First of all, if one more person tries to refer to me as an 'army brat', I might actually punch them in the face. I am the daughter of a United States Marine, and I have the utmost pride in being able to say that.
From a young age, we base kids learned what it meant to be a true American. Every white house lined up next to each other had an American flag hanging from the garage, accompanied with the second flag of an eagle globe and anchor swaying in the wind. Just about every other house had Toby Keith on repeat and about 10 different kinds of guns.
The noise of the never-ending artillery was not what woke us up, but instead, it was the sound of trumpets playing taps at 7:30 every morning. Everyone knew that after the last commercial was played at the base theater it was time to stand up, put our right hands over our hearts, and say the national anthem. So yeah, one could say us base families we were a pretty patriotic bunch.
At these red white and blue communities, our neighbors became family in a matter of a couple of weeks. We shared the same struggles and made sure we all had each other's backs.
We military kids relied on each other more then anyone will understand. I can remember when one of my friend's Dad did not make it home from deployment and just how much the neighborhood came together to support her family. The funny thing is that the initial thoughts that went through my head were never, "wow thank goodness this was not my Dad", but instead how I could comfort her, and what I could do to personally do to help the situation.

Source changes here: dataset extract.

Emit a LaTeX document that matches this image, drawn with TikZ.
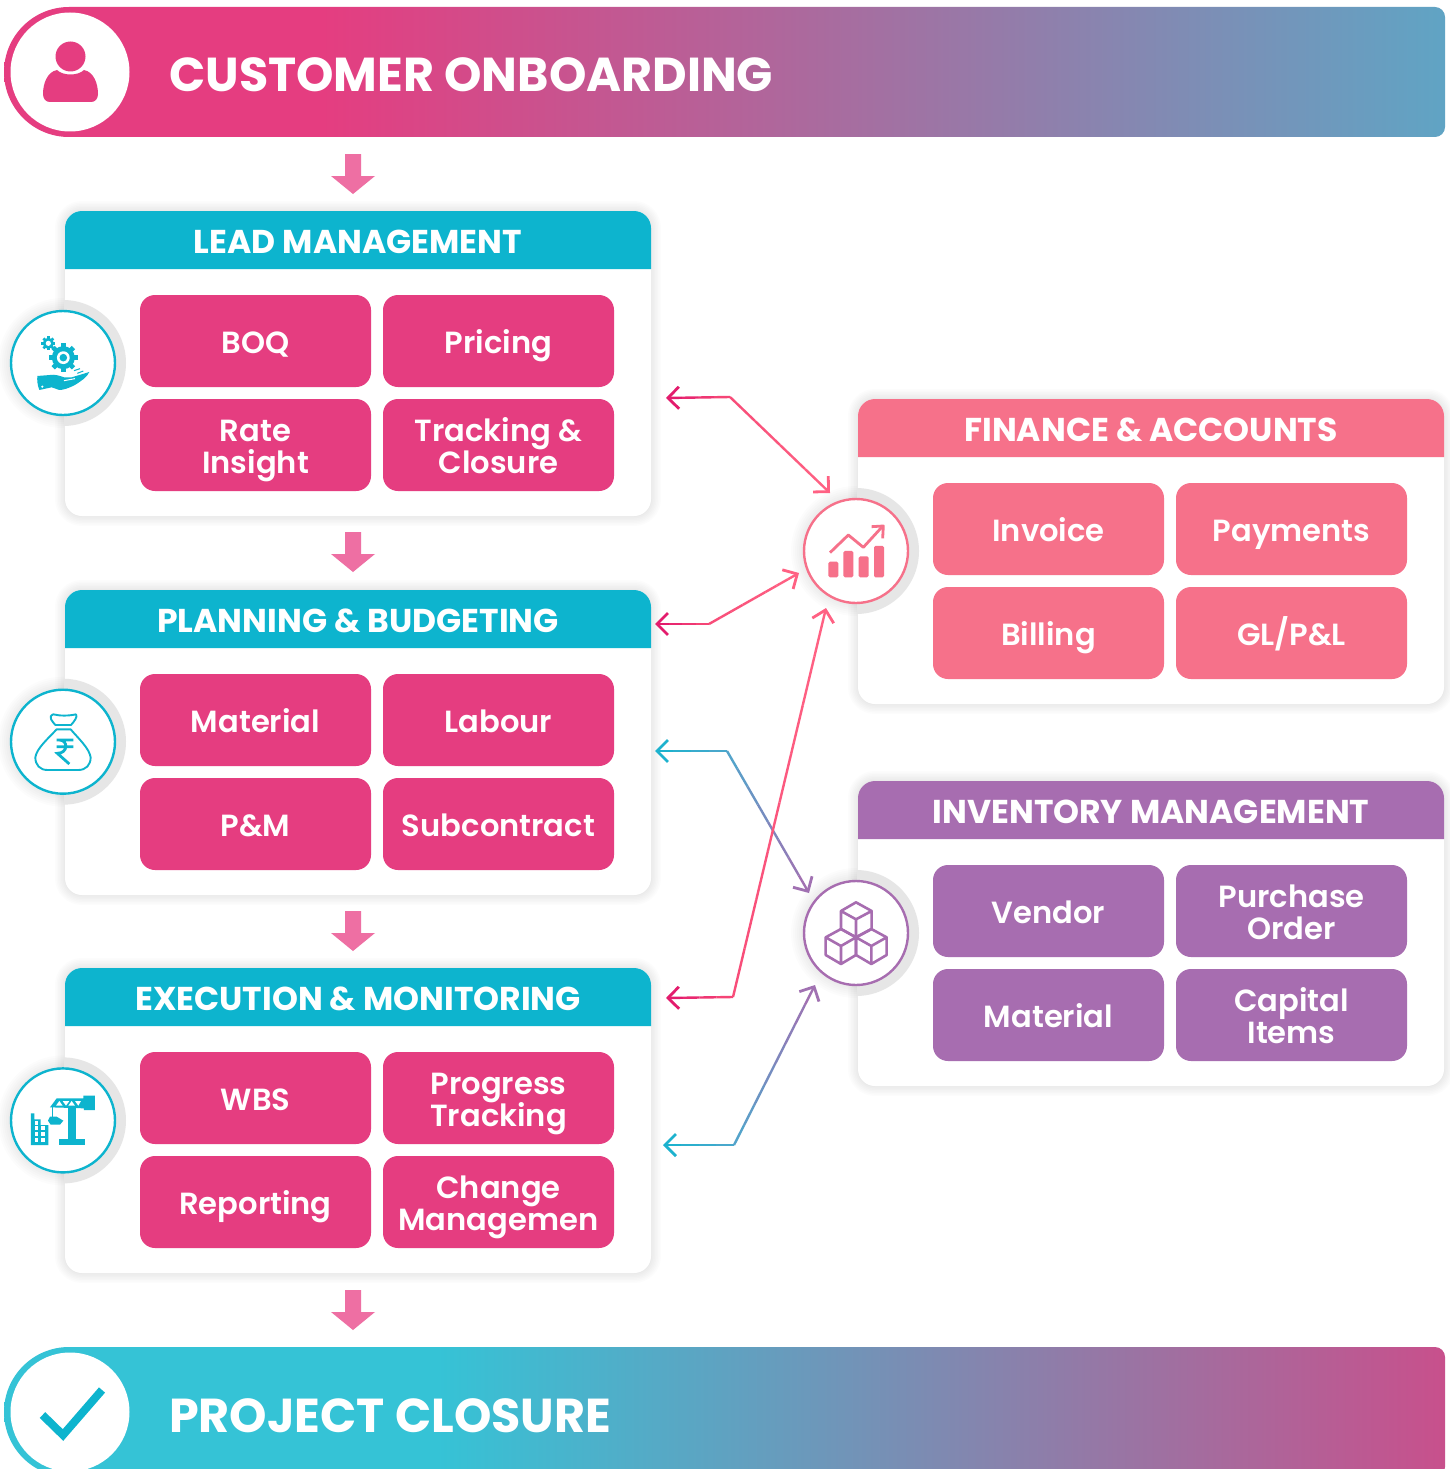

After putting some thought into it, I have tried to come up with the reasoning behind why we were pinned as 'brats'. I will confidently express that I have no shame in boasting about how wonderful and amazing my Dad is. Perhaps to a fault, and I know that may have come off as arrogant, but if your Dad was a real-life GI Joe wouldn't you want to show him off too?
I was at a bar last weekend and I was talking to a random marine and we sparked a conversation about my Dad. He knew who my Dad was and served under him during a deployment to Afghanistan. I asked him how my Dad was as a battalion commander and his response almost brought me to tears. He said that all of his marines would write my Dad's name on the bottom of their boots before they went into combat. He told me that my Dad exemplified a true hero and everything you should look up to in a leader.
I have no shame whatsoever when it comes to bragging about my Dad, and if hearing about my Dad's accomplishments bothers you- then do it, call me a brat.
Our father's profession is to protect and keep our country safe. The amount of pride we have for our country was not something that came with time, but instead, we were born with it. In my opinion, we military kids sacrificed more for our countries then most civilians will in their lifetime. Although we were not on the front lines fighting battles, we gave up our own Dad's who we loved more than anything to do so.
If we were ever upset that we had to hug our Dad goodbye and not see him for the next 7 months to a year, can you blame us? If we were frustrated that we had to up and move every two or three years after meeting amazing people, time after time, were we really in the wrong? We had every right to be upset about those things- anyone would be. My question is, why would that make us a so-called 'brat'?
I think we should be called military kid heroes. Not because of the fact that we were born into this crazy life of deployments, countless moves, and far too many goodbyes, but because we chose to embrace this life of adventure and constant unknowns. I would not change the way I grew up because it shaped me into the person I am today. I have the marine corps, and my Dad to thank for that. Semper fi!